Design: Retrospective case series.
Setting: Pediatric tertiary care teaching hospital.
Patients: A population-based sample of 277 neonates with intestinal atresia and stenosis treated from July 1, 1972, through April 30, 1997. The level of obstruction was duodenal in 138 infants, jejunoileal in 128, and colonic in 21. Of the 277 neonates, 10 had obstruction in more than 1 site. Duodenal atresia was associated with prematurity (46%), maternal polyhydramnios (33%), Down syndrome (24%), annular pancreas (33%), and malrotation (28%). Jejunoileal atresia was associated with intrauterine volvulus, (27%), gastroschisis (16%), and meconium ileus (11.7%).
Interventions: Patients with duodenal obstruction were treated by duodenoduodenostomy in 119 (86%), of 138 patients duodenotomy with web excision in 9 (7%), and duodenojejunostomy in 7 (5%) A duodenostomy tube was placed in 3 critically ill neonates. Patients with jejunoileal atresia were treated with resection in 97 (76%) of 128 patients (anastomosis, 45 [46%]; tapering enteroplasty, 23 [24%]; or temporary ostomy, 29 [30%]), ostomy alone in 25 (20%), web excision in 5 (4%), and the Bianchi procedure in 1 (0.8%). Patients with colon atresia were managed with initial ostomy and delayed anastomosis in 18 (86%) of 21 patients and resection with primary anastomosis in 3 (14%). Short-bowel syndrome was noted in 32 neonates.
Main outcome measures: Morbidity and early and late mortality.
Results: Operative mortality for neonates with duodenal atresia was 4%, with jejunoileal atresia, 0.8%, and with colonic atresia, 0%. The long-term survival rate for children with duodenal atresia was 86%; with jejunoileal atresia, 84%; and with colon atresia, 100%. The Bianchi procedure (1 patient, 0.8%) and growth hormone, glutamine, and modified diet (4 patients, 1%) reduced total parenteral nutrition dependence.
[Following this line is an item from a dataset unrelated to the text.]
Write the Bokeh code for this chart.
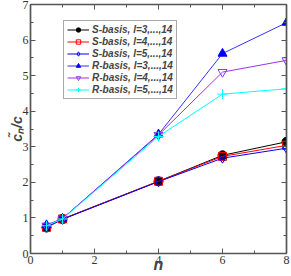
from bokeh.plotting import figure
from bokeh.models import LinearAxis, FixedTicker, Range1d, Legend, LegendItem
from bokeh.embed import file_html
from bokeh.resources import INLINE

n_vals = [0.5, 1, 4, 6, 8]
s_l3 = [0.73, 0.97, 2.03, 2.76, 3.14]
s_l4 = [0.73, 0.97, 2.03, 2.73, 3.04]
s_l5 = [0.75, 0.96, 2.02, 2.68, 2.96]
r_l3 = [0.80, 0.98, 3.35, 5.62, 6.49]
r_l4 = [0.78, 0.98, 3.33, 5.10, 5.43]
r_l5 = [0.78, 0.97, 3.29, 4.48, 4.63]
labels = ["S-basis, l=3,...,14", "S-basis, l=4,...,14", "S-basis, l=5,...,14",
          "R-basis, l=3,...,14", "R-basis, l=4,...,14", "R-basis, l=5,...,14"]
x_ticks = [0, 2, 4, 6, 8]
x_minor = [1, 3, 5, 7]
y_ticks = [0, 1, 2, 3, 4, 5, 6, 7]
y_minor = [0.5, 1.5, 2.5, 3.5, 4.5, 5.5, 6.5]

p = figure(width=291, height=276, output_backend="svg", toolbar_location=None,
           x_range=Range1d(0, 8), y_range=Range1d(0, 7),
           min_border_left=30, min_border_right=5, min_border_top=4, min_border_bottom=23,
           x_axis_type=None, y_axis_type=None)
p.xgrid.visible = False
p.ygrid.visible = False
p.outline_line_color = "#222222"
p.outline_line_width = 1.2
p.background_fill_color = "white"
p.border_fill_color = "white"

def style_axis(ax, ticks, minor, show_labels):
    ax.ticker = FixedTicker(ticks=ticks, minor_ticks=minor)
    ax.major_tick_in = 5
    ax.major_tick_out = 0
    ax.minor_tick_in = 3
    ax.minor_tick_out = 0
    ax.axis_line_color = "#555555"
    ax.axis_line_width = 1.5
    ax.major_tick_line_color = "#555555"
    ax.minor_tick_line_color = "#555555"
    ax.major_label_text_font = "Liberation Serif"
    ax.major_label_text_font_size = "12px"
    ax.major_label_text_color = "#333333"
    ax.major_label_standoff = 2
    if not show_labels:
        ax.major_label_overrides = {t: "" for t in ticks}
        ax.major_label_standoff = 0

xa = LinearAxis(axis_label="n")
style_axis(xa, x_ticks, x_minor, True)
xa.axis_label_text_font = "Liberation Sans"
xa.axis_label_text_font_style = "bold italic"
xa.axis_label_text_font_size = "16px"
xa.axis_label_standoff = -11
p.add_layout(xa, "below")

ya = LinearAxis(axis_label="c\u0303\u2099/c")
style_axis(ya, y_ticks, y_minor, True)
ya.axis_label_text_font = "Liberation Sans"
ya.axis_label_text_font_style = "bold italic"
ya.axis_label_text_font_size = "14px"
ya.axis_label_standoff = -5
p.add_layout(ya, "left")

xt = LinearAxis()
style_axis(xt, x_ticks, x_minor, False)
p.add_layout(xt, "above")
yr = LinearAxis()
style_axis(yr, y_ticks, y_minor, False)
p.add_layout(yr, "right")

series = [
    (s_l3, "black", "black", "circle", "black", 9),
    (s_l4, "red", "red", "square", None, 8),
    (s_l5, "blue", "blue", "diamond", None, 10),
    (r_l3, "#3333ff", "blue", "triangle", "blue", 9),
    (r_l4, "#9933ee", "#9933ee", "inverted_triangle", None, 9),
    (r_l5, "cyan", "cyan", "cross", None, 10),
]
items = []
for (ys, col, mcol, mk, fill, sz), lab in zip(series, labels):
    lr = p.line(n_vals, ys, line_color=col, line_width=1)
    sr = p.scatter(n_vals, ys, marker=mk, size=sz, line_color=mcol,
                   fill_color=fill if fill else "white", fill_alpha=1 if fill else 0,
                   line_width=1)
    items.append(LegendItem(label=lab, renderers=[lr, sr]))

leg = Legend(items=items, location=(33, 154))
leg.label_text_font = "Liberation Sans"
leg.label_text_font_style = "bold italic"
leg.label_text_font_size = "10px"
leg.label_height = 11
leg.glyph_height = 11
leg.glyph_width = 22
leg.spacing = 1
leg.padding = 3
leg.margin = 0
leg.label_standoff = 3
leg.border_line_color = "#555555"
leg.border_line_width = 1
leg.background_fill_alpha = 1
p.add_layout(leg, "center")

open("out.html", "w").write(file_html(p, INLINE))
Conclusions: Cardiac anomalies (with duodenal atresia) and ultrashort-bowel syndrome (<40 cm) requiring long-term total parenteral nutrition, which can be complicated by liver disease (with jejunoileal atresia), are the major causes of morbidity and mortality in these patients. Use of growth factors to enhance adaptation and advances in small bowel transplantation may improve long-term outcomes.